Duality Models: An Embarrassingly Simple One-step Generation Paradigm
A new AI architecture from Peng Sun et al. generates high-fidelity images in 2 steps, achieving a record 1.79 FID on ImageNet 256x256.
A team of researchers led by Peng Sun has introduced Duality Models (DuMo), a breakthrough architecture that rethinks the training paradigm for consistency-based generative models. Published on arXiv, the paper addresses a critical inefficiency in models like Shortcut and MeanFlow, which traditionally partition their training budget—often dedicating 75% of samples to a multi-step objective for stability, leaving the crucial few-step generation objective undertrained. This separation creates a fundamental trade-off that harms convergence and limits scalability.
DuMo's innovation is an 'embarrassingly simple' shift to a 'one input, dual output' design. Instead of a single output, a shared backbone network with dual heads simultaneously predicts both the velocity ($v_t$) and the flow-map ($u_t$) from a single input ($x_t$). This key architectural change applies the geometric constraints from the multi-step objective to every single training sample. It effectively bounds the estimation error for the few-step generation path without needing to separate the training objectives, thereby dramatically improving training stability and sample efficiency.
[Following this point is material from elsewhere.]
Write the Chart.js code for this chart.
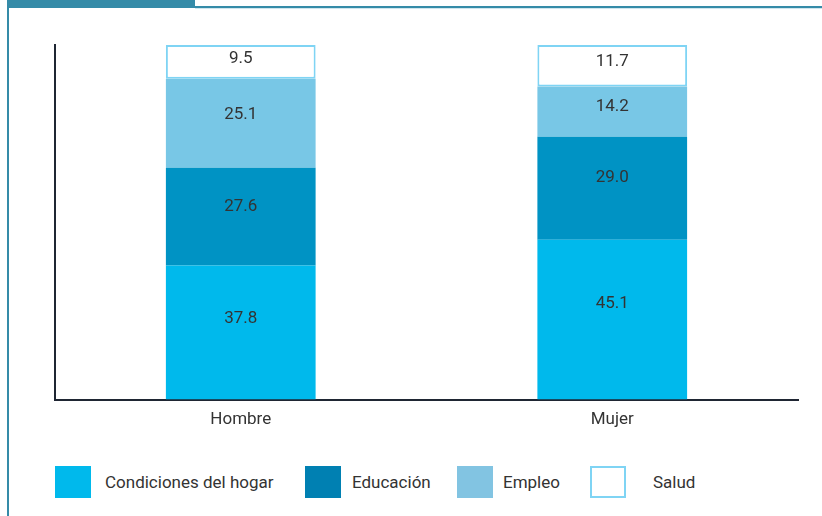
<!DOCTYPE html>
<html><head><meta charset="utf-8">
<script src="https://cdn.jsdelivr.net/npm/chart.js@4"></script>
<style>
html,body{margin:0;padding:0;background:#fff;width:822px;height:516px;overflow:hidden;font-family:Roboto,"DejaVu Sans",sans-serif;}
#tab{position:absolute;left:7px;top:0;width:188px;height:8px;background:#358ba8;}
#topline{position:absolute;left:195px;top:6px;width:627px;height:2px;background:#358ba8;}
#topline2{position:absolute;left:195px;top:8px;width:627px;height:1px;background:#cfe6ee;}
#leftline{position:absolute;left:7px;top:0;width:2px;height:516px;background:#358ba8;}
#wrap{position:absolute;left:0;top:0;width:822px;height:452px;}
.box{position:absolute;top:466px;width:36px;height:32px;box-sizing:border-box;}
.ltxt{position:absolute;top:472px;font-size:17px;color:#333;white-space:nowrap;}
</style></head><body>
<div id="tab"></div><div id="topline"></div><div id="topline2"></div><div id="leftline"></div>
<div id="wrap"><canvas id="c"></canvas></div>
<div id="legend"></div>
<script>
const categories = ["Hombre", "Mujer"];
const seriesNames = ["Condiciones del hogar", "Educación", "Empleo", "Salud"];
const condicionesHogar = [37.8, 45.1];
const educacion = [27.6, 29.0];
const empleo = [25.1, 14.2];
const salud = [9.5, 11.7];

const fills = ["#00b9ec", "#0093c4", "#78c7e6", "#ffffff"];
const legendFills = ["#00b9ec", "#0080b2", "#82c4e2", "#ffffff"];
const legendX = [[55,105],[305,352],[457,503],[590,653]];
const FONT = "Roboto, 'DejaVu Sans', sans-serif";

const series = [condicionesHogar, educacion, empleo, salud];
const datasets = series.map((d, i) => ({
  label: seriesNames[i],
  data: d,
  backgroundColor: fills[i],
  borderColor: i === 3 ? "#7fd4f4" : fills[i],
  borderWidth: i === 3 ? 2 : 0,
  borderSkipped: false,
  barPercentage: 0.403,
  categoryPercentage: 1.0
}));

const labelPlugin = {
  id: "segLabels",
  afterDatasetsDraw(chart) {
    const ctx = chart.ctx;
    ctx.save();
    ctx.font = "17px " + FONT;
    ctx.fillStyle = "#333";
    ctx.textAlign = "center";
    ctx.textBaseline = "middle";
    chart.data.datasets.forEach((ds, di) => {
      const meta = chart.getDatasetMeta(di);
      meta.data.forEach((el, i) => {
        const p = el.getProps(["x", "y", "base"], true);
        const h = p.base - p.y;
        const cy = (p.y + p.base) / 2 - h * 0.1;
        ctx.fillText(ds.data[i].toFixed(1), p.x, cy);
      });
    });
    ctx.restore();
  }
};

new Chart(document.getElementById("c"), {
  type: "bar",
  data: { labels: categories, datasets },
  options: {
    responsive: true,
    maintainAspectRatio: false,
    animation: false,
    layout: { padding: { left: 55, right: 24, top: 45, bottom: 12 } },
    plugins: { legend: { display: false }, tooltip: { enabled: false } },
    scales: {
      x: {
        stacked: true,
        grid: { display: false, drawTicks: false },
        border: { display: true, color: "#1f2633", width: 2 },
        ticks: { color: "#333", font: { size: 17, family: FONT }, padding: 10 }
      },
      y: {
        stacked: true, min: 0, max: 100,
        grid: { display: false, drawTicks: false },
        border: { display: true, color: "#1f2633", width: 2 },
        ticks: { display: false }
      }
    }
  },
  plugins: [labelPlugin]
});

const lg = document.getElementById("legend");
seriesNames.forEach((n, i) => {
  const b = document.createElement("div");
  b.className = "box";
  b.style.left = legendX[i][0] + "px";
  b.style.background = legendFills[i];
  if (i === 3) b.style.border = "2px solid #7fd4f4";
  lg.appendChild(b);
  const t = document.createElement("div");
  t.className = "ltxt";
  t.style.left = legendX[i][1] + "px";
  t.textContent = n;
  lg.appendChild(t);
});
</script>
</body></html>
The practical results are striking. When applied to a 679M-parameter Diffusion Transformer (DiT) with an SD-VAE decoder, DuMo achieves a state-of-the-art Fréchet Inception Distance (FID) score of 1.79 on the challenging ImageNet 256x256 benchmark. Crucially, it reaches this benchmark-quality image fidelity in just 2 generation steps, representing a massive leap in inference speed compared to traditional diffusion models that require dozens or hundreds of steps. This work provides a more unified and efficient training framework that could accelerate the development of high-quality, real-time generative models for images, video, and audio.
- Novel 'one input, dual output' paradigm uses a shared backbone with two heads to predict velocity and flow-map simultaneously.
- Eliminates the 75% training budget partition required by prior models like MeanFlow, applying multi-step constraints to every sample.
- Achieves a record 1.79 FID on ImageNet 256x256 with a 679M DiT model, generating high-quality images in only 2 steps.
Why It Matters
Enables near-instant, high-fidelity image generation, drastically reducing compute costs and latency for real-time AI applications.